*YOUR TASK*
Transcribe all of the material exactly. Any picture in it should be left out.

*DATA EXTRACT*

※

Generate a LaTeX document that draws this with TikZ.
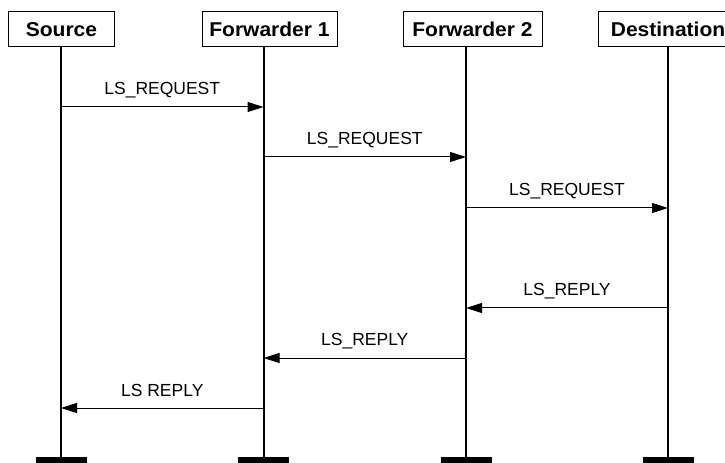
\documentclass[tikz,border=0pt]{standalone}
\usepackage{fontspec}
\setmainfont{Liberation Sans}
\newfontfamily\headfont{Liberation Sans}[FakeStretch=1.05]
\usetikzlibrary{arrows.meta}
\begin{document}
\begin{tikzpicture}[x=1bp,y=-1bp,
  head/.style={draw,line width=1bp,minimum height=35bp,inner sep=0pt,text height=14bp,text depth=0pt,
    font=\fontsize{20bp}{24bp}\headfont\bfseries},
  lifeline/.style={line width=2bp},
  bar/.style={fill=black,minimum width=51bp,minimum height=14bp,inner sep=0pt,anchor=north},
  msg/.style={line width=1bp,-{Triangle[length=16bp,width=10bp]}},
  lbl/.style={anchor=base,yshift=12bp,inner sep=0pt,font=\fontsize{17.5bp}{21bp}\selectfont}]
\useasboundingbox (0,0) rectangle (725,463);
% headers
\node[head,minimum width=105bp] (src) at (61.5,29.5) {Source};
\node[head,minimum width=135bp] (fw1) at (269.5,29.5) {Forwarder 1};
\node[head,minimum width=139bp] (fw2) at (472.5,29.5) {Forwarder 2};
\node[head,minimum width=140bp] (dst) at (668,29.5) {Destination};
% bottom bars
\node[bar] (srcbar) at (61,457) {};
\node[bar] (fw1bar) at (263.5,457) {};
\node[bar] (fw2bar) at (466,457) {};
\node[bar] (dstbar) at (668,457) {};
% lifelines
\draw[lifeline] (src.south -| srcbar.north) -- (srcbar.north);
\draw[lifeline] (fw1.south -| fw1bar.north) -- (fw1bar.north);
\draw[lifeline] (fw2.south -| fw2bar.north) -- (fw2bar.north);
\draw[lifeline] (dst.south -| dstbar.north) -- (dstbar.north);
% message endpoints
\coordinate (m1a) at (61,107);  \coordinate (m1b) at (263.5,107);
\coordinate (m2a) at (263.5,157); \coordinate (m2b) at (466,157);
\coordinate (m3a) at (466,208); \coordinate (m3b) at (668,208);
\coordinate (m4a) at (668,308); \coordinate (m4b) at (466,308);
\coordinate (m5a) at (466,358); \coordinate (m5b) at (263.5,358);
\coordinate (m6a) at (263.5,408); \coordinate (m6b) at (61,408);
% messages
\draw[msg] (m1a) -- node[lbl] {LS\_REQUEST} (m1b);
\draw[msg] (m2a) -- node[lbl] {LS\_REQUEST} (m2b);
\draw[msg] (m3a) -- node[lbl] {LS\_REQUEST} (m3b);
\draw[msg] (m4a) -- node[lbl] {LS\_REPLY} (m4b);
\draw[msg] (m5a) -- node[lbl] {LS\_REPLY} (m5b);
\draw[msg] (m6a) -- node[lbl] {LS REPLY} (m6b);
\end{tikzpicture}
\end{document}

※

*EXERCISE RESPONSE*
Generate a LaTeX document that draws this with TikZ.
\documentclass[tikz,border=0pt]{standalone}
\usepackage{fontspec}
\setmainfont{Liberation Sans}
\newfontfamily\headfont{Liberation Sans}[FakeStretch=1.05]
\usetikzlibrary{arrows.meta}
\begin{document}
\begin{tikzpicture}[x=1bp,y=-1bp,
  head/.style={draw,line width=1bp,minimum height=35bp,inner sep=0pt,text height=14bp,text depth=0pt,
    font=\fontsize{20bp}{24bp}\headfont\bfseries},
  lifeline/.style={line width=2bp},
  bar/.style={fill=black,minimum width=51bp,minimum height=14bp,inner sep=0pt,anchor=north},
  msg/.style={line width=1bp,-{Triangle[length=16bp,width=10bp]}},
  lbl/.style={anchor=base,yshift=12bp,inner sep=0pt,font=\fontsize{17.5bp}{21bp}\selectfont}]
\useasboundingbox (0,0) rectangle (725,463);
% headers
\node[head,minimum width=105bp] (src) at (61.5,29.5) {Source};
\node[head,minimum width=135bp] (fw1) at (269.5,29.5) {Forwarder 1};
\node[head,minimum width=139bp] (fw2) at (472.5,29.5) {Forwarder 2};
\node[head,minimum width=140bp] (dst) at (668,29.5) {Destination};
% bottom bars
\node[bar] (srcbar) at (61,457) {};
\node[bar] (fw1bar) at (263.5,457) {};
\node[bar] (fw2bar) at (466,457) {};
\node[bar] (dstbar) at (668,457) {};
% lifelines
\draw[lifeline] (src.south -| srcbar.north) -- (srcbar.north);
\draw[lifeline] (fw1.south -| fw1bar.north) -- (fw1bar.north);
\draw[lifeline] (fw2.south -| fw2bar.north) -- (fw2bar.north);
\draw[lifeline] (dst.south -| dstbar.north) -- (dstbar.north);
% message endpoints
\coordinate (m1a) at (61,107);  \coordinate (m1b) at (263.5,107);
\coordinate (m2a) at (263.5,157); \coordinate (m2b) at (466,157);
\coordinate (m3a) at (466,208); \coordinate (m3b) at (668,208);
\coordinate (m4a) at (668,308); \coordinate (m4b) at (466,308);
\coordinate (m5a) at (466,358); \coordinate (m5b) at (263.5,358);
\coordinate (m6a) at (263.5,408); \coordinate (m6b) at (61,408);
% messages
\draw[msg] (m1a) -- node[lbl] {LS\_REQUEST} (m1b);
\draw[msg] (m2a) -- node[lbl] {LS\_REQUEST} (m2b);
\draw[msg] (m3a) -- node[lbl] {LS\_REQUEST} (m3b);
\draw[msg] (m4a) -- node[lbl] {LS\_REPLY} (m4b);
\draw[msg] (m5a) -- node[lbl] {LS\_REPLY} (m5b);
\draw[msg] (m6a) -- node[lbl] {LS REPLY} (m6b);
\end{tikzpicture}
\end{document}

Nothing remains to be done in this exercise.